--- RECORDED INFORMATION ---

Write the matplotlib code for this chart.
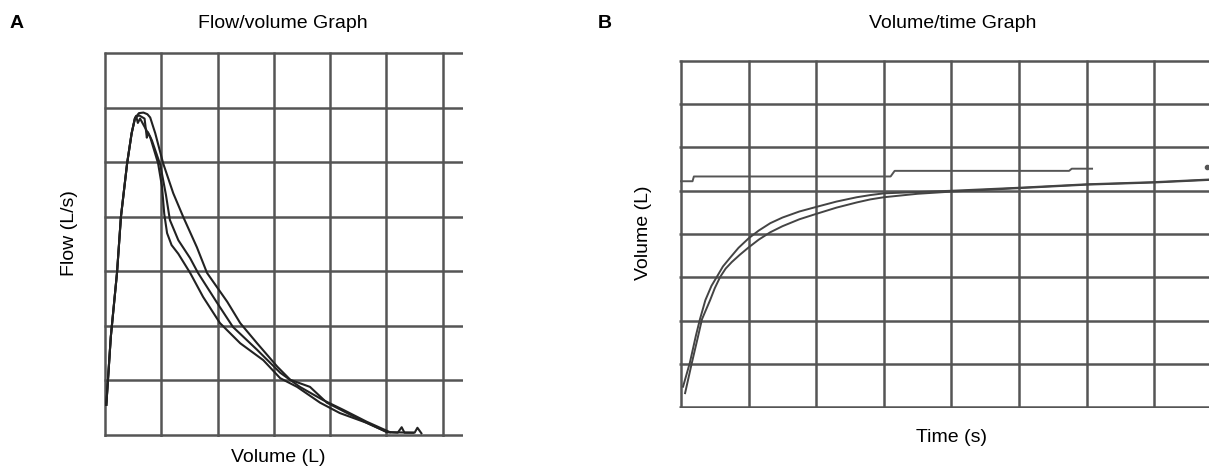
import matplotlib.pyplot as plt

plt.rcParams['font.family'] = ['Liberation Sans', 'DejaVu Sans']

W, H = 1209, 475

# Panel A: flow/volume loops (grid units)
rise_vol = [0.02, 0.10, 0.21, 0.28, 0.39, 0.47, 0.53]
rise_flow = [0.55, 1.80, 2.97, 4.00, 4.98, 5.53, 5.81]

a1_vol = [0.60, 0.68, 0.75, 0.80, 0.89, 1.03, 1.21, 1.39, 1.63, 1.81, 2.17, 2.40,
          2.70, 3.06, 3.29, 3.64, 3.94, 4.30, 4.65, 5.01, 5.47]
a1_flow = [5.90, 5.91, 5.88, 5.82, 5.53, 4.98, 4.43, 3.99, 3.44, 2.97, 2.44, 2.05,
           1.68, 1.25, 1.01, 0.88, 0.59, 0.40, 0.22, 0.05, 0.04]

a2_vol = [0.55, 0.58, 0.62, 0.80, 0.94, 1.01, 1.05, 1.10, 1.18, 1.30, 1.51, 1.74,
          2.04, 2.40, 2.81, 3.11, 3.41, 3.82, 4.17, 4.65, 5.01, 5.20, 5.27, 5.32,
          5.50, 5.55, 5.62]
a2_flow = [5.85, 5.72, 5.80, 5.46, 4.98, 4.55, 4.05, 3.70, 3.48, 3.32, 2.97, 2.53,
           2.05, 1.68, 1.37, 1.04, 0.88, 0.59, 0.40, 0.22, 0.05, 0.04, 0.14, 0.04,
           0.04, 0.13, 0.03]

a3_vol = [0.60, 0.70, 0.74, 0.76, 0.83, 0.98, 1.08, 1.15, 1.30, 1.51, 1.65, 1.99,
          2.27, 2.70, 3.11, 3.46, 3.87, 4.23, 4.65, 5.06]
a3_flow = [5.86, 5.80, 5.45, 5.55, 5.40, 4.95, 4.40, 3.94, 3.57, 3.24, 2.97, 2.42,
           1.98, 1.56, 1.14, 0.88, 0.64, 0.46, 0.24, 0.05]

# Panel B: volume/time traces (grid units)
b1_time = [0.03, 0.13, 0.22, 0.28, 0.36, 0.45, 0.53, 0.62, 0.72, 0.85, 1.00, 1.15,
           1.32, 1.50, 1.75, 2.01, 2.30, 2.60, 2.80, 3.00, 3.50, 4.00, 5.00, 6.00,
           7.00, 7.81]
b1_vol = [0.47, 1.02, 1.65, 2.03, 2.47, 2.80, 3.01, 3.25, 3.44, 3.68, 3.90, 4.08,
          4.25, 4.38, 4.52, 4.63, 4.75, 4.85, 4.90, 4.94, 4.97, 5.00, 5.07, 5.15,
          5.20, 5.26]

b2_time = [0.06, 0.16, 0.25, 0.31, 0.43, 0.50, 0.58, 0.66, 0.75, 0.87, 1.00, 1.15,
           1.32, 1.50, 1.75, 2.01, 2.30, 2.60, 2.80, 3.00, 3.50, 4.00, 5.00, 6.00,
           7.00, 7.81]
b2_vol = [0.32, 1.02, 1.62, 2.03, 2.47, 2.75, 3.01, 3.20, 3.35, 3.52, 3.69, 3.87,
          4.04, 4.18, 4.34, 4.47, 4.61, 4.73, 4.80, 4.85, 4.93, 4.98, 5.06, 5.14,
          5.19, 5.25]

step_time = [0.00, 0.17, 0.19, 3.10, 3.16, 5.74, 5.78, 6.08]
step_vol = [5.22, 5.22, 5.33, 5.33, 5.46, 5.46, 5.51, 5.51]


def px_axes(fig, x0, y0, x1, y1):
    # pixel box (top-left origin) -> figure axes
    return fig.add_axes([x0 / W, 1 - y1 / H, (x1 - x0) / W, (y1 - y0) / H])


def grid_style(ax, nx, ny):
    ax.set_xticks(range(nx))
    ax.set_yticks(range(ny))
    ax.grid(True, color='#555555', linewidth=1.8, solid_capstyle='butt')
    ax.tick_params(length=0, width=0, labelbottom=False, labelleft=False)
    for s in ax.spines.values():
        s.set_visible(False)
    ax.set_axisbelow(True)


fig = plt.figure(figsize=(W / 100, H / 100), dpi=100)

# Panel A
axA = px_axes(fig, 103.5, 51.5, 463, 436.5)
axA.set_xlim(-0.03, 6.36)
axA.set_ylim(-0.03, 7.03)
grid_style(axA, 7, 8)
for xs, ys in [(a1_vol, a1_flow), (a2_vol, a2_flow), (a3_vol, a3_flow)]:
    axA.plot(rise_vol + xs, rise_flow + ys, color='#222222', lw=1.5,
             solid_joinstyle='round')

# Panel B
axB = px_axes(fig, 679, 59.7, 1209, 408.3)
axB.set_xlim(-0.03, 7.81)
axB.set_ylim(-0.03, 8.03)
grid_style(axB, 8, 9)
axB.plot(b1_time, b1_vol, color='#444444', lw=1.4, solid_joinstyle='round')
axB.plot(b2_time, b2_vol, color='#444444', lw=1.4, solid_joinstyle='round')
axB.plot(step_time, step_vol, color='#555555', lw=1.4)
axB.plot([7.78], [5.55], marker='o', ms=3, color='#555555', clip_on=False)

fs = 14
fig.text(17 / W, 1 - 24 / H, 'A', fontsize=fs, fontweight='bold', ha='center', va='center')
fig.text(283 / W, 1 - 24 / H, 'Flow/volume Graph', fontsize=fs, ha='center', va='center')
fig.text(69 / W, 1 - 233 / H, 'Flow (L/s)', fontsize=fs, rotation=90, ha='center', va='center')
fig.text(278 / W, 1 - 458 / H, 'Volume (L)', fontsize=fs, ha='center', va='center')

fig.text(605 / W, 1 - 24 / H, 'B', fontsize=fs, fontweight='bold', ha='center', va='center')
fig.text(953 / W, 1 - 24 / H, 'Volume/time Graph', fontsize=fs, ha='center', va='center')
fig.text(644 / W, 1 - 233 / H, 'Volume (L)', fontsize=fs, rotation=90, ha='center', va='center')
fig.text(952 / W, 1 - 438 / H, 'Time (s)', fontsize=fs, ha='center', va='center')

fig.savefig('out.png', dpi=100)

---

DIRECTIONS:
Write out exactly the lines between the start of the data and the line with "rise_flow = [0.55, 1.80, 2.97, 4.00, 4.98, 5.53, 5.81]", including both, but none of the pictures.

SOLUTION:
Write the matplotlib code for this chart.
import matplotlib.pyplot as plt

plt.rcParams['font.family'] = ['Liberation Sans', 'DejaVu Sans']

W, H = 1209, 475

# Panel A: flow/volume loops (grid units)
rise_vol = [0.02, 0.10, 0.21, 0.28, 0.39, 0.47, 0.53]
rise_flow = [0.55, 1.80, 2.97, 4.00, 4.98, 5.53, 5.81]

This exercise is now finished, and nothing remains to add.